このドラマは、佐田寅子という一人の女性を主人公にして、彼女と同期の女性たち(&玉ちゃん)6人の仲間たちの「シスターフッド」を描きながら、彼女たち以外の無数の人々、すなわち「私たち」が誰一人として透明化されない、いないことにされない社会の実現を目指そう、と言っている。嘲笑する者たちの「股間の蹴り上げ方」をレクチャーしてもくれたし(笑)
「シスターフッド」に入れなかった、もう少しだったのに、と寅子が悔いを残すことになった美佐江のことも忘れないし、でも、美佐江の娘と寅子の娘が母親たちの死後に出会い、どこかで結びつくこと、「法律」がそんな彼女たちを守るのだ、ということを信じよう、とも言っている。
「らんまん」「ブギウギ」、そして「虎に翼」と時代が下がってきて、橋本環奈さん主演の新作「おむすび」は90年代ぐらいから描かれるようなので(※追記:実際には物語は2004年から始まりました)、「らんまん」の前の「舞いあがれ!」と重なりますね。ちょうど近現代史が一巡したような感じで、まさしくバトンを受け継ぎながらのリレーを見ているようでもある。
賛否ありますが、僕は「虎に翼」は「らんまん」から多くのクリエイターたちの手を経て積み上げられてきたものが最高の形で残された、特別な作品になったと思います。
ちなみに、BSでアンコール放送されていた「オードリー」(僕はちゃんと観られませんでしたが、こちらも現在放送中の大河ドラマ「光る君へ」の脚本家・大石静さん繋がりでしたね)が終わって、9月の最終週から新しく始まったのは「カーネーション」(2011~12)で、主演の尾野真千子さんは「虎に翼」ではナレーターを務められていました。しっかり繋がってますね。「カーネーション」で尾野さんの父親を演じていたのは「トラつば」で寅子の恩師・穂高先生役だった小林薫さんですし。リレーされてるなぁ(^o^)
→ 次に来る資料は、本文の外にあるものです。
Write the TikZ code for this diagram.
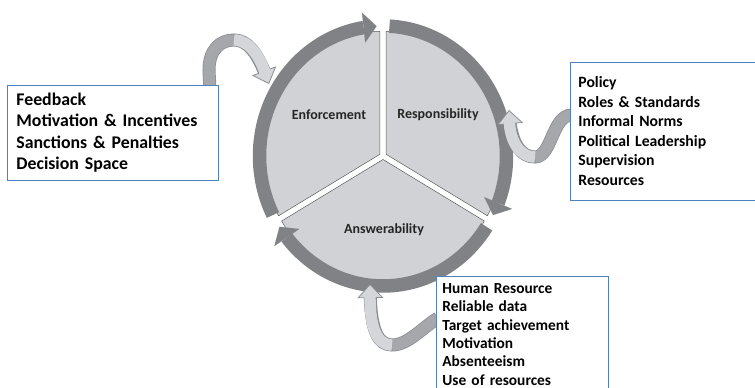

でも、寅子的な視点もまた当時だってあったんだよ。そういう人々が劇中でも社会運動家として描かれていたし。いろんな世界で努力している人たちがいて、今もいる。そのことを知るのが大事。 #カーネーション #虎に翼
— ei-gataro (@chubow_deppoo) September 27, 2024
このドラマに励まされたり「私のことだ」と泣いた人々を「いないこと」にされてたまるか、と思う。そういうドラマだったからね。 #虎に翼
— ei-gataro (@chubow_deppoo) September 28, 2024
生まれた日から私でいたんだ 知らなかっただろ さよーならまたいつか!
「虎に翼」のスタッフ・キャスト、関係者の皆さん、本当におつかれまでした。宝物のような素晴らしいドラマをありがとう。